Manusia dengan segala aspek yang terkait dengan dirinya tentu secara otomatis juga akan selalu bergerak, selalu dinamis. Nah, meskipun secara otomatis bergerak, namun belum tentu semua bergerak ke arah yang sama, kalau pun arahnya sama belum tentu dengan kecepatan yang sama. Banyak faktor yang membedakan, mulai dari kemauan, kemampuan, hingga kesempatan.
Pergerakan alam semesta dan pergerakan manusia didalamnya yang tidak seragam arah dan kecepatannya itu tentu pada akhirnya akan menimbulkan disparitas, dari mulai kualitas manusia-nya sampai dengan disparitas semua faktor kehidupan yang terhubung dengan aktivitas manusia, salah satunya faktor ekonomi.
Hmm, jadi direncanakan atau tidak, disparitas ekonomi pasti akan ada dan selalu ada di kehidupan masyarakat, di kehidupan manusia. Itu sudah menjadi bagian dari dinamika alam semesta. Tunggu dulu, karena disparitas ekonomi pasti akan ada lantas mengapa dibicarakan? Nah, hal yang menarik disini justru adalah bagaimana manusia memandang dan menyikapi disparitas ekonomi yang ada itu, tentu dari sudut pandang ekonomi.
Disparitas ekonomi melahirkan banyak mashab ekonomi dari mulai kapitalis hingga sosialis, namun jangan salah, semua mashab yang ada itu memiliki tujuan yang sama yaitu menjaga agar disparitas ekonomi selalu ada dengan caranya masing-masing. Karena semua menyadari yang mampu menciptakan gerak adalah sebuah selisih, perbedaan nilai, atau disparitas. Semua mashab menyadari alam semesta tidak menghendaki adanya pengurangan disparitas yang mengarah kepada kesetaraan di titik kesetimbangan.
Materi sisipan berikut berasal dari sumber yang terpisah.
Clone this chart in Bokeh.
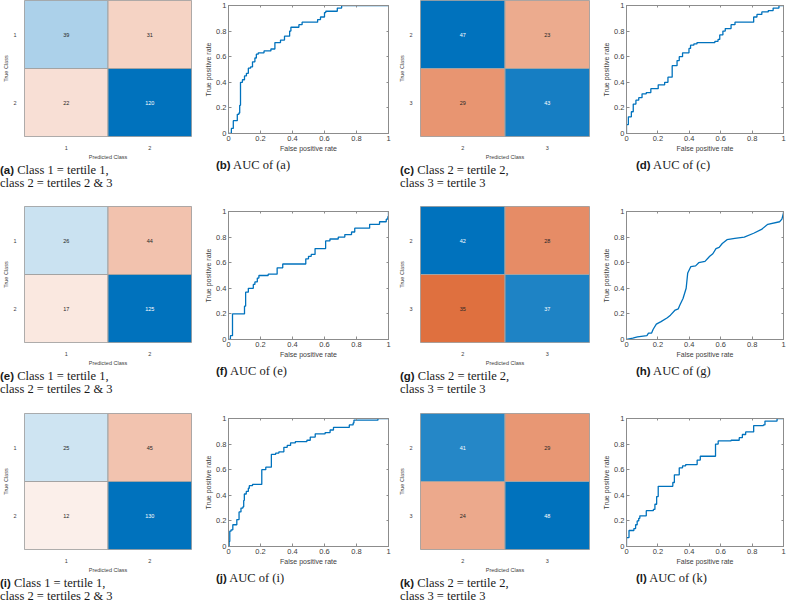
from bokeh.plotting import figure
from bokeh.models import Range1d, FactorRange, FixedTicker, Div, ColumnDataSource, NumeralTickFormatter, LinearAxis
from bokeh.layouts import row, column
from bokeh.embed import file_html
from bokeh.resources import INLINE
from bokeh.core.properties import value

# ---------------- data ----------------
classes_a = ["1", "2"]
classes_b = ["2", "3"]
cm_a = [[39, 31], [22, 120]]
cm_c = [[47, 23], [29, 43]]
cm_e = [[26, 44], [17, 125]]
cm_g = [[42, 28], [35, 37]]
cm_i = [[25, 45], [12, 130]]
cm_k = [[41, 29], [24, 48]]

roc_b_fpr = [0, 0.018, 0.03, 0.045, 0.055, 0.065, 0.07, 0.075, 0.087, 0.1, 0.112, 0.124, 0.138, 0.15, 0.165,
             0.174, 0.186, 0.222, 0.265, 0.29, 0.325, 0.35, 0.382, 0.39, 0.44, 0.46, 0.557, 0.575, 0.6, 0.608,
             0.68, 0.707, 1.0]
roc_b_tpr = [0, 0.04, 0.1, 0.1, 0.15, 0.16, 0.22, 0.40, 0.42, 0.45, 0.47, 0.51, 0.52, 0.56, 0.59,
             0.62, 0.63, 0.645, 0.66, 0.71, 0.73, 0.76, 0.80, 0.83, 0.85, 0.87, 0.89, 0.91, 0.945, 0.955,
             0.98, 1.0, 1.0]

roc_d_fpr = [0, 0, 0.012, 0.031, 0.043, 0.06, 0.078, 0.099, 0.126, 0.155, 0.202, 0.243, 0.264, 0.291, 0.322,
             0.336, 0.357, 0.398, 0.408, 0.429, 0.449, 0.563, 0.583, 0.594, 0.614, 0.629, 0.666, 0.691, 0.81,
             0.831, 0.862, 0.903, 0.934, 0.971, 1.0]
roc_d_tpr = [0, 0.07, 0.13, 0.17, 0.23, 0.26, 0.28, 0.31, 0.32, 0.35, 0.38, 0.40, 0.44, 0.53, 0.57,
             0.60, 0.63, 0.665, 0.69, 0.70, 0.71, 0.72, 0.735, 0.77, 0.80, 0.82, 0.85, 0.87, 0.91,
             0.93, 0.95, 0.96, 0.98, 1.0, 1.0]

roc_f_fpr = [0, 0.012, 0.025, 0.025, 0.07, 0.1, 0.107, 0.124, 0.155, 0.165, 0.18, 0.19, 0.248, 0.304, 0.339,
             0.483, 0.5, 0.517, 0.541, 0.607, 0.634, 0.686, 0.727, 0.769, 0.789, 0.882, 0.944, 0.986, 0.996, 1.0]
roc_f_tpr = [0, 0.03, 0.06, 0.20, 0.20, 0.26, 0.37, 0.40, 0.43, 0.45, 0.48, 0.50, 0.51, 0.56, 0.59,
             0.63, 0.65, 0.665, 0.71, 0.77, 0.785, 0.80, 0.82, 0.84, 0.87, 0.90, 0.92, 0.94, 0.96, 1.0]

roc_h_fpr = [0, 0.04, 0.07, 0.13, 0.14, 0.16, 0.17, 0.19, 0.22, 0.26, 0.28, 0.31, 0.33, 0.34, 0.36, 0.38,
             0.39, 0.41, 0.44, 0.46, 0.50, 0.53, 0.55, 0.57, 0.59, 0.61, 0.64, 0.69, 0.75, 0.81, 0.86, 0.90,
             0.975, 0.99, 1.0, 1.0]
roc_h_tpr = [0, 0.01, 0.02, 0.03, 0.05, 0.05, 0.08, 0.12, 0.14, 0.17, 0.19, 0.23, 0.24, 0.27, 0.32, 0.40,
             0.52, 0.57, 0.575, 0.60, 0.61, 0.65, 0.67, 0.71, 0.72, 0.75, 0.78, 0.79, 0.80, 0.83, 0.86, 0.90,
             0.92, 0.94, 0.99, 1.0]

roc_j_fpr = [0, 0.004, 0.008, 0.016, 0.027, 0.052, 0.066, 0.078, 0.09, 0.095, 0.099, 0.111, 0.124, 0.13, 0.15,
             0.208, 0.233, 0.268, 0.295, 0.315, 0.346, 0.367, 0.388, 0.418, 0.49, 0.511, 0.542, 0.604, 0.635,
             0.656, 0.755, 0.779, 0.784, 0.934, 1.0]
roc_j_tpr = [0, 0.04, 0.12, 0.13, 0.17, 0.21, 0.27, 0.30, 0.31, 0.36, 0.41, 0.43, 0.455, 0.475, 0.485,
             0.60, 0.62, 0.72, 0.73, 0.74, 0.775, 0.79, 0.81, 0.82, 0.83, 0.855, 0.88, 0.89, 0.91,
             0.93, 0.95, 0.965, 0.987, 1.0, 1.0]

roc_l_fpr = [0, 0, 0.016, 0.047, 0.058, 0.068, 0.078, 0.085, 0.126, 0.171, 0.181, 0.192, 0.202, 0.295, 0.305,
             0.336, 0.357, 0.377, 0.45, 0.47, 0.567, 0.584, 0.666, 0.718, 0.738, 0.759, 0.81, 0.872, 0.882,
             0.959, 1.0]
roc_l_tpr = [0, 0.07, 0.125, 0.14, 0.17, 0.20, 0.22, 0.24, 0.28, 0.29, 0.33, 0.39, 0.47, 0.50, 0.56,
             0.615, 0.63, 0.64, 0.675, 0.705, 0.80, 0.825, 0.83, 0.85, 0.875, 0.895, 0.945, 0.95, 0.98,
             1.0, 1.0]

roc_ticks = [0, 0.2, 0.4, 0.6, 0.8, 1]

cap_left = ("Class 1 = tertile 1,", "class 2 = tertiles 2 &amp; 3")
cap_mid = ("Class 2 = tertile 2,", "class 3 = tertile 3")
letters = ["a", "b", "c", "d", "e", "f", "g", "h", "i", "j", "k", "l"]

# ---------------- styling helpers ----------------
BLUE = (0, 114, 189)
ORANGE = (217, 83, 25)
AX_COL = "#8c8c8c"
TXT_COL = "#404040"
SANS = "Liberation Sans"
FIG_H = 157


def blend(base, t):
    return "#%02x%02x%02x" % tuple(int(round(255 * (1 - t) + c * t)) for c in base)


def cm_fig(mat, labels, mbl, fw, mbr):
    vmax = max(max(r) for r in mat)
    xs, ys, vals, fills, tcols = [], [], [], [], []
    for i, tl in enumerate(labels):
        for j, pl in enumerate(labels):
            v = mat[i][j]
            t = v / vmax
            diag = i == j
            xs.append(pl)
            ys.append(tl)
            vals.append(str(v))
            fills.append(blend(BLUE if diag else ORANGE, t))
            tcols.append("#ffffff" if (diag and t > 0.6) else "#262626")
    src = ColumnDataSource(dict(x=xs, y=ys, v=vals, fill=fills, tc=tcols))
    p = figure(x_range=FactorRange(*labels), y_range=FactorRange(*labels[::-1]), title=None,
               frame_width=fw, frame_height=136,
               min_border_left=mbl, min_border_right=mbr, min_border_top=0, min_border_bottom=FIG_H - 136,
               output_backend="svg", toolbar_location=None, tools="")
    p.rect("x", "y", 1, 1, source=src, fill_color="fill", line_color="#a3a3a3", line_width=1)
    p.text("x", "y", text="v", source=src, text_color="tc", text_align="center",
           text_baseline="middle", text_font=value(SANS), text_font_size="5.5px")
    p.grid.visible = False
    p.outline_line_color = "#a3a3a3"
    p.xaxis.axis_label = "Predicted Class"
    p.yaxis.axis_label = "True Class"
    for ax in (p.xaxis[0], p.yaxis[0]):
        ax.axis_line_color = None
        ax.major_tick_line_color = None
        ax.minor_tick_line_color = None
        ax.major_label_text_font = SANS
        ax.major_label_text_font_size = "5.5px"
        ax.major_label_text_color = TXT_COL
        ax.axis_label_text_font = SANS
        ax.axis_label_text_font_size = "5.5px"
        ax.axis_label_text_font_style = "normal"
        ax.axis_label_text_color = TXT_COL
    p.xaxis.major_label_standoff = 3
    p.xaxis.axis_label_standoff = 1
    p.yaxis.major_label_standoff = 2
    p.yaxis.axis_label_standoff = 1
    return p


def box_axis():
    return LinearAxis(ticker=FixedTicker(ticks=roc_ticks), major_label_text_font_size="0px",
                      major_label_text_alpha=0, major_label_standoff=0, major_tick_in=2, major_tick_out=0,
                      minor_tick_line_color=None, axis_line_color=AX_COL, major_tick_line_color=AX_COL)


def roc_fig(fpr, tpr, mbl, fw, mbr, stepped=True):
    p = figure(x_range=Range1d(0, 1), y_range=Range1d(0, 1), title=None,
               frame_width=fw, frame_height=128,
               min_border_left=mbl, min_border_right=mbr, min_border_top=5, min_border_bottom=FIG_H - 133,
               output_backend="svg", toolbar_location=None, tools="")
    if stepped:
        p.step(fpr, tpr, mode="after", line_color="#0072BD", line_width=1.3)
    else:
        p.line(fpr, tpr, line_color="#0072BD", line_width=1.3)
    p.grid.visible = False
    p.outline_line_color = AX_COL
    p.xaxis.axis_label = "False positive rate"
    p.yaxis.axis_label = "True positive rate"
    for ax in (p.xaxis[0], p.yaxis[0]):
        ax.ticker = FixedTicker(ticks=roc_ticks)
        ax.formatter = NumeralTickFormatter(format="0.[0]")
        ax.major_tick_in = 3
        ax.major_tick_out = 0
        ax.minor_tick_line_color = None
        ax.axis_line_color = AX_COL
        ax.major_tick_line_color = AX_COL
        ax.major_label_text_font = SANS
        ax.major_label_text_font_size = "7.5px"
        ax.major_label_text_color = TXT_COL
        ax.axis_label_text_font = SANS
        ax.axis_label_text_font_size = "7px"
        ax.axis_label_text_font_style = "normal"
        ax.axis_label_text_color = TXT_COL
        ax.major_label_standoff = 2
        ax.axis_label_standoff = 1
    p.add_layout(box_axis(), "above")
    p.add_layout(box_axis(), "right")
    return p


def caption(letter, lines, width, height, pad_left, center):
    style = ("font-family:'Liberation Serif',serif;font-size:12.5px;line-height:13px;color:#1a1a1a;"
             "margin:0;padding-top:2px;padding-left:%dpx;%s" % (pad_left, "text-align:center;" if center else ""))
    lab = ("<span style=\"font-family:'Liberation Sans',sans-serif;font-weight:700;font-size:11.5px\">"
           "(%s)</span> " % letter)
    html = "<div style=\"%s\">%s%s</div>" % (style, lab, "<br>".join(lines))
    return Div(text=html, width=width, height=height, styles={"margin": "0", "padding": "0"})


cms = [(cm_a, classes_a), (cm_c, classes_b), (cm_e, classes_a), (cm_g, classes_b), (cm_i, classes_a), (cm_k, classes_b)]
rocs = [(roc_b_fpr, roc_b_tpr, True), (roc_d_fpr, roc_d_tpr, True),
        (roc_f_fpr, roc_f_tpr, True), (roc_h_fpr, roc_h_tpr, False),
        (roc_j_fpr, roc_j_tpr, True), (roc_l_fpr, roc_l_tpr, True)]
cap_heights = [44, 45, 35]

rows = []
for r in range(3):
    ch = cap_heights[r]
    la, lb, lc, ld = letters[4 * r:4 * r + 4]
    m1, c1 = cms[2 * r]
    m2, c2 = cms[2 * r + 1]
    f1, t1, s1 = rocs[2 * r]
    f2, t2, s2 = rocs[2 * r + 1]
    col1 = column(cm_fig(m1, c1, 14, 167, 10), caption(la, cap_left, 191, ch, 0, False), spacing=0)
    col2 = column(roc_fig(f1, t1, 27, 160, 4, s1),
                  caption(lb, ("AUC of (%s)" % la,), 191, ch, 15, True), spacing=0)
    col3 = column(cm_fig(m2, c2, 28, 169, 2), caption(lc, cap_mid, 199, ch, 8, False), spacing=0)
    col4 = column(roc_fig(f2, t2, 35, 157, 3, s2),
                  caption(ld, ("AUC of (%s)" % lc,), 195, ch, 45, True), spacing=0)
    rows.append(row(col1, col2, col3, col4, spacing=0))

layout = column(*rows, spacing=0)

open("out.html", "w").write(file_html(layout, INLINE))
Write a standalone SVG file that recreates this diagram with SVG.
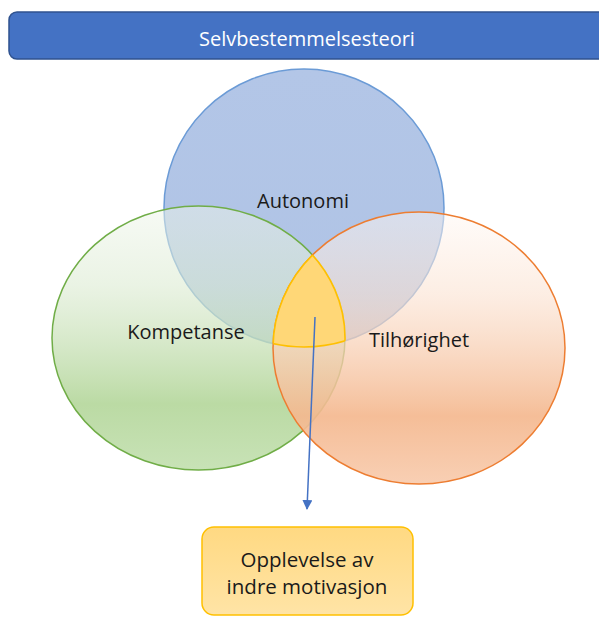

Karena jika demikian maka semua akan terhenti, momentum akan hilang, dan kiamat.
Jangan lupa, alam spiritualis manusia juga menjadi salah satu faktor yang mendorong adanya disparitas ekonomi. Keinginan untuk memberi, untuk berbagi dalam cinta kasih, untuk menolong sesama ternyata membutuhkan adanya disparitas ekonomi. Tapi terlepas dari hal tersebut ternyata ada hal yang membatasinya, karena sekuat apapun usaha manusia mengurangi disparitas, atau sebaliknya melebarkan jurang pemisah akan terbentur pada tembok batas kemampuan manusia dalam berbagi, saling memberi dan membantu sesamanya. Sudah hukum alamnya seperti itu karena kalau semua ada dalam titik kesetimbangan apa lagi yang harus diberi atau dibagi?